Re: "Are they suppose to roll their profits back into helping sustain those who don't really help themselves?"

Perhaps you might consider your own psychological state and whether you could, conceivably, be out of your mind.

This gets to a very fundamental issue. Are we devoted to ideologies or are we concerned with people?

Perhaps a better question for you, geewiz, would be this: Are you the beneficiary of a culture that makes corporation profits sancrosanct and allows these corporations to operate not in the public good but simply to make as much money as possible on a quarterly basis for their stakeholders?

If that's the best homo sapiens can do, fuck it.
Bravo Dave.  What a depressing world to live in:  Greed is good, nobody owes anything to anyone (or to the nation), there is no common good, those who have less are lazy & worthless & deserve their lot, take what ever you can get away with, use up everything and give nothing back.  We really are fucked.  Attitudes like that, that profit is good, no matter how ill gotten the gains, no matter how extreme and unreasonable, are why I say there will be no societal solution.  Any society that is insane enough to permit such an obscene taking of national wealth (from a captive population with no practical alternatives) will NEVER have the capability to prepare for what's coming, even if it's in 20yrs.  

This obsession with accumulating wealth above all other things is a national character flaw.

Look, for the most part this is not a captive population. The vast majority of those who are getting in trouble are the ones who have willfully overextended themselves - in distance from work and in house size - expressly for the purpose of making huge windfall profits on real estate. In the short term, I invite all of these folks to feel free to borrow against their ever-increasing equity, because we don't owe them a subsidy just so they can leave a larger inheritance to their children, who are no more deserving than anyone else's children. In the slightly longer term these folks need to reconsider their own greed and lavish lifestyles.

Whatever comes next in terms of energy supply looks like it is going to be expensive, whether it is lower quality hydrocarbons, nuclear, windmills, solar panels, whatever. Handing out huge subsidies to consumers of energy - such as all these bellyaching massively overhoused suburbanites - while punishing suppliers of energy - be they oil companies or whoever - is obviously a recipe for much worse trouble than we can really stand. Those grand houses aren't going to be heated and cooled if Seventies-style foolishness takes the energy supply away. Read the closing chapter of Simmons - energy supply "bridging" is going to take all the windfall profits that can be found, plus a whole vast lot more.

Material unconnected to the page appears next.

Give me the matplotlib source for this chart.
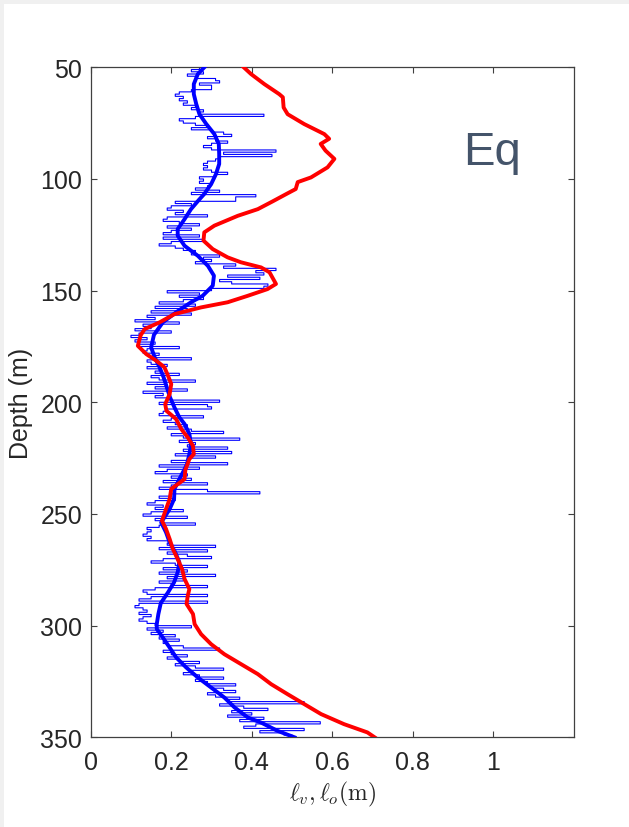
import numpy as np
import matplotlib
matplotlib.use("Agg")
import matplotlib.pyplot as plt
from matplotlib.patches import Rectangle

plt.rcParams["font.family"] = ["Liberation Sans", "DejaVu Sans"]
plt.rcParams["mathtext.fontset"] = "cm"

# Smoothed overturning scale (red)
depth_lo = [50, 53, 57.5, 62, 63.4, 68, 71, 75.4, 79.9, 82,
            84.3, 87.3, 91, 94.8, 99.3, 101.4, 104.5, 106.7, 110, 113.5,
            116.5, 120.9, 123.9, 127.6, 131.4, 135.1, 137.3, 139.6, 141.8, 147,
            149.3, 152.3, 155.2, 157.5, 160.5, 164.2, 167.2, 170, 174.7, 178.4,
            181.4, 184.3, 188.1, 191.8, 196.3, 200.8, 203.8, 207.5, 212, 215.7,
            219.5, 223.2, 225.4, 230.3, 234.4, 238.8, 243.3, 247.8, 253, 256.7,
            261.2, 265.7, 270.2, 274.7, 279.1, 283.6, 286.6, 290.3, 294.8, 299.3,
            303.8, 308.3, 312.8, 317.2, 321.7, 326.2, 330.7, 335.1, 339.6, 344.1,
            347.8, 350]
ell_o = [0.38, 0.398, 0.431, 0.468, 0.477, 0.479, 0.489, 0.530, 0.580, 0.592,
         0.571, 0.583, 0.605, 0.588, 0.547, 0.514, 0.509, 0.486, 0.452, 0.415,
         0.365, 0.307, 0.282, 0.280, 0.303, 0.340, 0.373, 0.423, 0.444, 0.460,
         0.439, 0.390, 0.340, 0.274, 0.208, 0.171, 0.134, 0.124, 0.117, 0.138,
         0.163, 0.183, 0.192, 0.200, 0.196, 0.185, 0.188, 0.212, 0.225, 0.241,
         0.254, 0.256, 0.245, 0.235, 0.233, 0.200, 0.196, 0.187, 0.177, 0.187,
         0.196, 0.204, 0.216, 0.227, 0.233, 0.245, 0.241, 0.238, 0.254, 0.258,
         0.274, 0.299, 0.332, 0.373, 0.415, 0.448, 0.489, 0.530, 0.572, 0.629,
         0.687, 0.705]

# Smoothed vertical scale (thick blue)
depth_lv_smooth = [50, 53, 57.5, 62, 66.4, 71, 75.4, 79.9, 84.3, 88.8,
                   93.3, 97.8, 102.3, 106.7, 109.5, 113.5, 118, 122.4, 125.4, 129.9,
                   134.4, 138.9, 143.3, 147.8, 152.3, 155.2, 159.7, 164.2, 169.8, 175.4,
                   179.9, 184.3, 188.8, 193.3, 197.8, 202.3, 206.7, 209.7, 214.2, 218.7,
                   223.2, 227.7, 230.3, 234.4, 238.8, 243.3, 247.8, 253.8, 258.2, 262.7,
                   267.2, 271.6, 276.1, 280.6, 285.1, 289.9, 294.8, 299.3, 301.5, 305.3,
                   309.8, 314.2, 318.7, 323.2, 327.7, 332.2, 336.6, 341.1, 343.4, 347.1,
                   350]
ell_v_smooth = [0.282, 0.266, 0.256, 0.256, 0.262, 0.270, 0.287, 0.307, 0.318, 0.319,
                0.319, 0.311, 0.299, 0.282, 0.268, 0.249, 0.233, 0.216, 0.216, 0.233,
                0.266, 0.291, 0.306, 0.303, 0.278, 0.249, 0.212, 0.179, 0.157, 0.150,
                0.159, 0.171, 0.181, 0.189, 0.197, 0.208, 0.220, 0.233, 0.245, 0.249,
                0.245, 0.239, 0.232, 0.220, 0.208, 0.207, 0.196, 0.175, 0.187, 0.196,
                0.210, 0.220, 0.216, 0.207, 0.192, 0.174, 0.168, 0.164, 0.164, 0.179,
                0.196, 0.212, 0.237, 0.266, 0.299, 0.332, 0.357, 0.390, 0.423, 0.464,
                0.506]

# Raw vertical scale at 1 m resolution (thin blue), 50-350 m
depth_lv_raw = list(range(50, 351))
ell_v_raw = [
    0.29, 0.27, 0.25, 0.28, 0.24, 0.26, 0.31, 0.32, 0.27, 0.30,
    0.30, 0.25, 0.22, 0.21, 0.23, 0.22, 0.24, 0.23, 0.26, 0.25,
    0.28, 0.27, 0.43, 0.26, 0.22, 0.23, 0.26, 0.29, 0.25, 0.30,
    0.33, 0.35, 0.29, 0.31, 0.34, 0.30, 0.28, 0.30, 0.46, 0.33,
    0.45, 0.32, 0.31, 0.29, 0.28, 0.29, 0.28, 0.30, 0.34, 0.31,
    0.27, 0.28, 0.27, 0.30, 0.29, 0.26, 0.32, 0.25, 0.41, 0.36,
    0.36, 0.21, 0.25, 0.20, 0.19, 0.23, 0.21, 0.29, 0.19, 0.18,
    0.22, 0.27, 0.19, 0.25, 0.20, 0.18, 0.27, 0.18, 0.28, 0.20,
    0.17, 0.21, 0.23, 0.26, 0.25, 0.32, 0.28, 0.30, 0.26, 0.36,
    0.33, 0.46, 0.41, 0.43, 0.34, 0.42, 0.32, 0.35, 0.44, 0.43,
    0.30, 0.19, 0.27, 0.22, 0.28, 0.23, 0.17, 0.26, 0.16, 0.24,
    0.15, 0.25, 0.14, 0.16, 0.11, 0.22, 0.13, 0.15, 0.11, 0.20,
    0.12, 0.10, 0.14, 0.11, 0.16, 0.12, 0.22, 0.14, 0.13, 0.17,
    0.16, 0.25, 0.14, 0.15, 0.19, 0.14, 0.17, 0.16, 0.22, 0.15,
    0.17, 0.26, 0.14, 0.19, 0.16, 0.24, 0.13, 0.18, 0.16, 0.20,
    0.32, 0.17, 0.29, 0.30, 0.19, 0.18, 0.17, 0.28, 0.20, 0.18,
    0.21, 0.24, 0.19, 0.25, 0.33, 0.20, 0.23, 0.37, 0.22, 0.26,
    0.24, 0.34, 0.23, 0.35, 0.21, 0.31, 0.24, 0.20, 0.34, 0.17,
    0.27, 0.19, 0.16, 0.24, 0.20, 0.25, 0.18, 0.29, 0.20, 0.17,
    0.29, 0.42, 0.20, 0.17, 0.21, 0.16, 0.14, 0.18, 0.16, 0.23,
    0.15, 0.13, 0.24, 0.16, 0.18, 0.26, 0.17, 0.14, 0.15, 0.14,
    0.13, 0.15, 0.14, 0.20, 0.19, 0.31, 0.17, 0.29, 0.19, 0.24,
    0.30, 0.18, 0.15, 0.21, 0.29, 0.18, 0.24, 0.17, 0.31, 0.19,
    0.23, 0.17, 0.20, 0.29, 0.16, 0.13, 0.14, 0.29, 0.15, 0.12,
    0.29, 0.12, 0.11, 0.13, 0.14, 0.12, 0.15, 0.13, 0.12, 0.14,
    0.16, 0.25, 0.14, 0.18, 0.15, 0.21, 0.17, 0.22, 0.18, 0.19,
    0.23, 0.32, 0.18, 0.20, 0.24, 0.19, 0.22, 0.27, 0.21, 0.26,
    0.33, 0.25, 0.23, 0.27, 0.33, 0.26, 0.29, 0.36, 0.30, 0.33,
    0.36, 0.29, 0.31, 0.37, 0.34, 0.53, 0.32, 0.38, 0.44, 0.35,
    0.40, 0.34, 0.43, 0.37, 0.57, 0.41, 0.38, 0.53, 0.42, 0.48,
    0.50,
]

x_ticks = [0, 0.2, 0.4, 0.6, 0.8, 1]
x_tick_labels = ["0", "0.2", "0.4", "0.6", "0.8", "1"]
y_ticks = [50, 100, 150, 200, 250, 300, 350]
panel_label = "Eq"

fig = plt.figure(figsize=(6.29, 8.28), dpi=100)
fig.patch.set_facecolor("white")

# light frame along the top and left edges
fig.patches.append(Rectangle((0, 1 - 5 / 828), 1, 5 / 828, transform=fig.transFigure,
                             facecolor="#f0f0f0", edgecolor="none", zorder=0))
fig.patches.append(Rectangle((0, 0), 4 / 629, 1, transform=fig.transFigure,
                             facecolor="#f0f0f0", edgecolor="none", zorder=0))

ax = fig.add_axes([0.1442, 0.1083, 0.7684, 0.8092])

# raw profile drawn as stairs: horizontal run at each depth, then a 1 m drop
ax.plot(ell_v_raw, depth_lv_raw, color="#0000ff", lw=0.8, zorder=2,
        drawstyle="steps-post", snap=False)
ax.plot(ell_v_smooth, depth_lv_smooth, color="#0000ff", lw=2.8, zorder=3,
        solid_joinstyle="round")
ax.plot(ell_o, depth_lo, color="#ff0000", lw=2.8, zorder=4, solid_joinstyle="round")

ax.set_xlim(0, 1.2)
ax.set_ylim(350, 50)
ax.set_xticks(x_ticks)
ax.set_xticklabels(x_tick_labels)
ax.set_yticks(y_ticks)

axis_color = "#404040"
for side in ax.spines.values():
    side.set_color(axis_color)
    side.set_linewidth(0.9)
ax.tick_params(direction="in", length=4.5, width=0.8, color=axis_color,
               top=True, right=True, labelsize=18, labelcolor="#262626")
ax.tick_params(axis="x", pad=9)
ax.tick_params(axis="y", pad=6)

ax.set_ylabel("Depth (m)", fontsize=18, color="#262626", labelpad=5)
ax.set_xlabel(r"$\ell_v, \ell_o(\mathrm{m})$", fontsize=17, color="#262626", labelpad=4)

ax.text(0.925, 93.3, panel_label, fontsize=34, color="#44546a",
        ha="left", va="baseline")

fig.savefig("out.png", dpi=100)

I really do not understand this point of view that holds, simultaneously, that windfalls that arise from producing  (extracting) something, i.e. these grand and probably transitory oil co. reports, are immoral and worthy of high dudgeon, but yet the tremendous windfall profits that arise from  hoarding and consuming something, namely oil-soaked gargantuan remote real estate, should not only be held sacrosanct as examples of the American way, but should also be supplemented  with all manner of enormous special subsidies and deductions.

My commuting distance is long because I am unwilling to live in the sprawl zone created next to the industrial park where my job is located.  Engineering jobs are scarce, so I'm stuck with it for now, but I commute in a 36mpg car I paid off years ago.  Probably I should leave the manufacturing world and get a service job.  

Both the sprawl and the industrial park where I work were once some of the best farm land anywhere.  We have subsidized the industries that created the sprawl, as well as the petro industry for decades.  Now, when it looks like this might not work out anymore, were all worried about the corporations and their investors, but it's tough shit for the people who drank the coolaid and bought into that lifestyle.

Show me a plan to raise fuel prices that has an element of human decency in it, and uses the money to work on the basic issues we face, and I'm all over it.  I'd love to use my engineering ablities to work on the problems.  But it ain't gonna happen, so I'll keep as much of my money as I can to plan for my family's future.  We're going to need it.  

We can legalize building higher density if we want to. We can adjust taxes to encourage moving closer to where we work if we want to.
Lack of cheap oil is a problem. The other two are policies.